ECLI:NL:CRVB:2020:1200
Centrale Raad van Beroep
- Hoger beroep
- Rechtspraak.nl
Beoordeling van de ontvankelijkheid van bezwaren tegen besluiten van het Uwv inzake ziekengeld op basis van de Ziektewet
In deze zaak heeft de Centrale Raad van Beroep op 10 juni 2020 uitspraak gedaan in hoger beroep tegen een eerdere uitspraak van de rechtbank Overijssel. Het geschil betreft de niet-ontvankelijkheid van bezwaren die appellant had ingediend tegen besluiten van het Uitvoeringsinstituut werknemersverzekeringen (Uwv) over de invordering van een boete en ten onrechte betaald ziekengeld op grond van de Ziektewet. Appellant had op 21 september 2016 bezwaarschriften ingediend, maar het Uwv verklaarde deze bezwaren niet-ontvankelijk omdat appellant niet tijdig de gronden van zijn bezwaren had ingediend. De rechtbank bevestigde deze beslissing, maar appellant was het hier niet mee eens en ging in hoger beroep.

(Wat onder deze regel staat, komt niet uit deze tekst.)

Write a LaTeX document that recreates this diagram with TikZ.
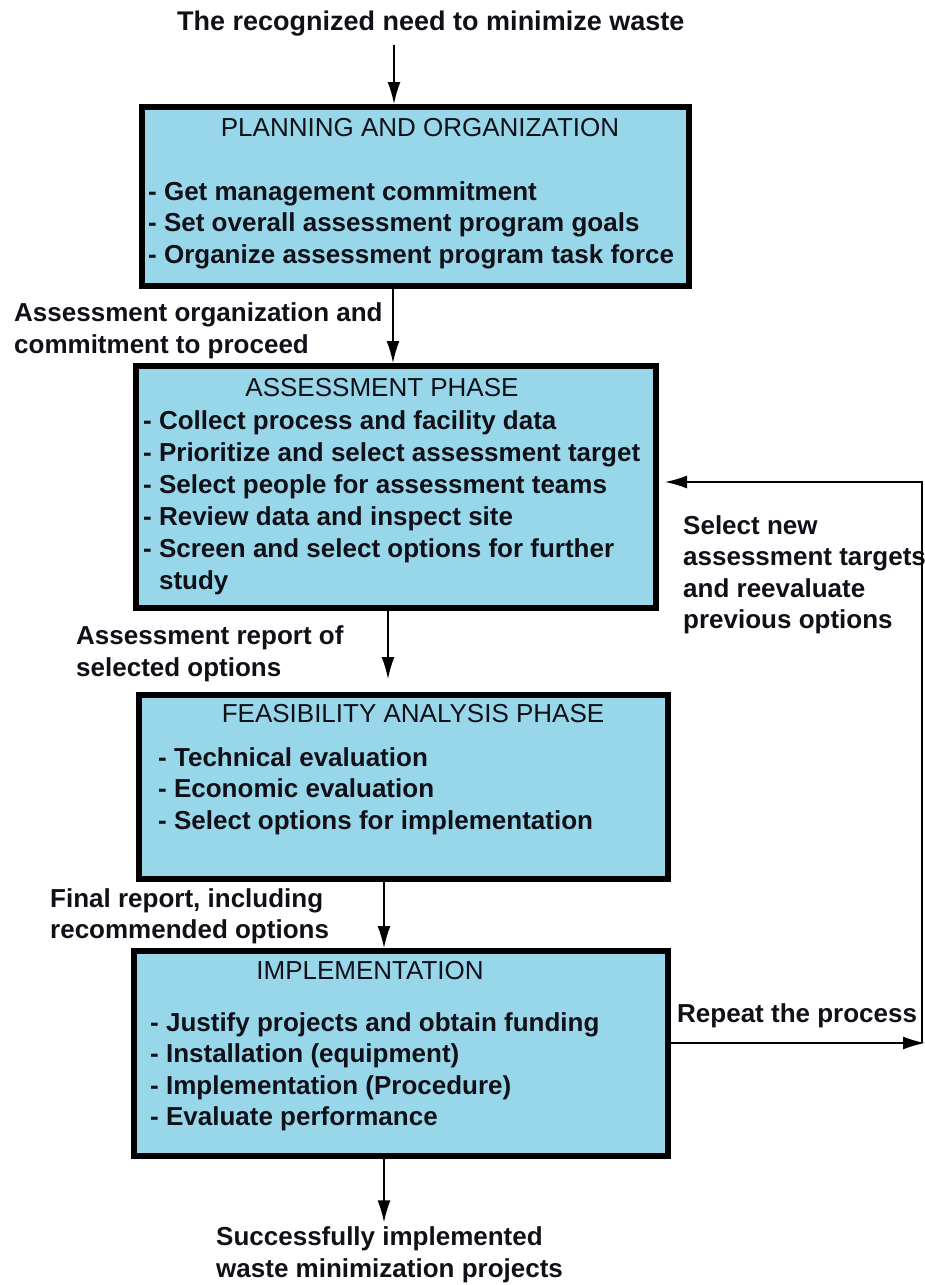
\documentclass[tikz,border=0pt]{standalone}
\usepackage{fontspec}
\setmainfont{Liberation Sans}
\usetikzlibrary{arrows.meta}
\definecolor{boxblue}{HTML}{98D7E9}
\definecolor{ink}{HTML}{101018}
\newcommand{\txtlines}[1]{\begin{tabular}[t]{@{}l@{}}#1\end{tabular}}

\begin{document}
\begin{tikzpicture}[x=1pt,y=-1pt,
  box/.style={draw=black, line width=6pt, fill=boxblue, inner sep=0pt},
  txt/.style={anchor=base west, inner sep=0pt, text=ink,
              font=\fontsize{26}{31.5}\selectfont\bfseries},
  txtwide/.style={txt, font=\fontsize{26}{32}\selectfont\bfseries},
  head/.style={anchor=base, inner sep=0pt, text=ink,
               font=\fontsize{26}{31.5}\selectfont},
  arr/.style={draw=black, line width=1.6pt, -{Latex[length=22pt,width=13pt]}}]
\useasboundingbox (0,0) rectangle (925,1285);

% columns of the vertical connectors and corners of the feedback loop
\coordinate (ax0) at (394,0);
\coordinate (ax1) at (393,0);
\coordinate (ax2) at (388,0);
\coordinate (ax3) at (384,0);
\coordinate (edge) at (925,1043);
\coordinate (rt) at (922,482);

% phase boxes
\node[box, minimum width=547pt, minimum height=179pt] (b1) at (415.5,196.5) {};
\node[box, minimum width=520pt, minimum height=242pt] (b2) at (396,487) {};
\node[box, minimum width=529pt, minimum height=184pt] (b3) at (403.5,787) {};
\node[box, minimum width=534pt, minimum height=205pt] (b4) at (401,1053.5) {};

% box contents
\node[head] (h1) at (420,136) {PLANNING AND ORGANIZATION};
\node[txt] (i1) at (148,200) {\txtlines{- Get management commitment\\
  - Set overall assessment program goals\\
  - Organize assessment program task force}};

\node[head] (h2) at (382,396) {ASSESSMENT PHASE};
\node[txtwide] (i2) at (143,429) {\txtlines{- Collect process and facility data\\
  - Prioritize and select assessment target\\
  - Select people for assessment teams\\
  - Review data and inspect site\\
  - Screen and select options for further\\
  \hphantom{- }study}};

\node[head] (h3) at (413,722) {FEASIBILITY ANALYSIS PHASE};
\node[txt] (i3) at (158,766) {\txtlines{- Technical evaluation\\
  - Economic evaluation\\
  - Select options for implementation}};

\node[head] (h4) at (370,979) {IMPLEMENTATION};
\node[txt] (i4) at (150,1031) {\txtlines{- Justify projects and obtain funding\\
  - Installation (equipment)\\
  - Implementation (Procedure)\\
  - Evaluate performance}};

% outside texts
\node[txt, font=\fontsize{27}{32}\selectfont\bfseries] (title) at (177,30) {The recognized need to minimize waste};
\node[txtwide] (l1) at (14,321) {\txtlines{Assessment organization and\\commitment to proceed}};
\node[txtwide] (l2) at (76,644) {\txtlines{Assessment report of\\selected options}};
\node[txt] (l3) at (50,907) {\txtlines{Final report, including\\recommended options}};
\node[txt] (l4) at (683,534) {\txtlines{Select new\\assessment targets\\and reevaluate\\previous options}};
\node[txt] (l5) at (677,1022) {Repeat the process};
\node[txtwide] (res) at (216,1245) {\txtlines{Successfully implemented\\waste minimization projects}};

% main flow
\draw[arr, shorten <=9pt] (title.south -| ax0) -- (b1.north -| ax0);
\draw[arr] (b1.south -| ax1) -- (b2.north -| ax1);
\draw[arr, shorten >=13pt] (b2.south -| ax2) -- (b3.north -| ax2);
\draw[arr] (b3.south -| ax3) -- (b4.north -| ax3);
\draw[arr] (b4.south -| ax3) -- (res.north -| ax3);

% repeat loop
\draw[arr] (b4.east |- edge) -- (edge);
\draw[arr, shorten >=6pt] (rt |- edge) -- (rt) -- (b2.east |- rt);
\end{tikzpicture}
\end{document}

De Raad oordeelde dat het Uwv terecht de bezwaren niet-ontvankelijk had verklaard. De kern van het geschil lag bij de vraag of appellant voldoende had aangetoond dat hij een faxbericht had verzonden met de gronden van zijn bezwaren. De Raad stelde vast dat, hoewel appellant een e-mailbericht had overgelegd waaruit bleek dat de fax was verzonden, dit niet voldoende bewijs opleverde dat het faxbericht ook daadwerkelijk door het Uwv was ontvangen. De Raad benadrukte dat het aan de verzender is om de verzending aannemelijk te maken en dat het Uwv niet verplicht is om aan te tonen dat het faxbericht niet is ontvangen. De Raad concludeerde dat de rechtbank terecht had geoordeeld dat de ontvangst van het faxbericht redelijkerwijs kon worden betwijfeld, en bevestigde de uitspraak van de rechtbank.
De uitspraak heeft belangrijke implicaties voor de eisen die aan de motivering van bezwaarschriften worden gesteld en de verantwoordelijkheden van zowel de verzender als de ontvanger van faxberichten in bestuursrechtelijke procedures.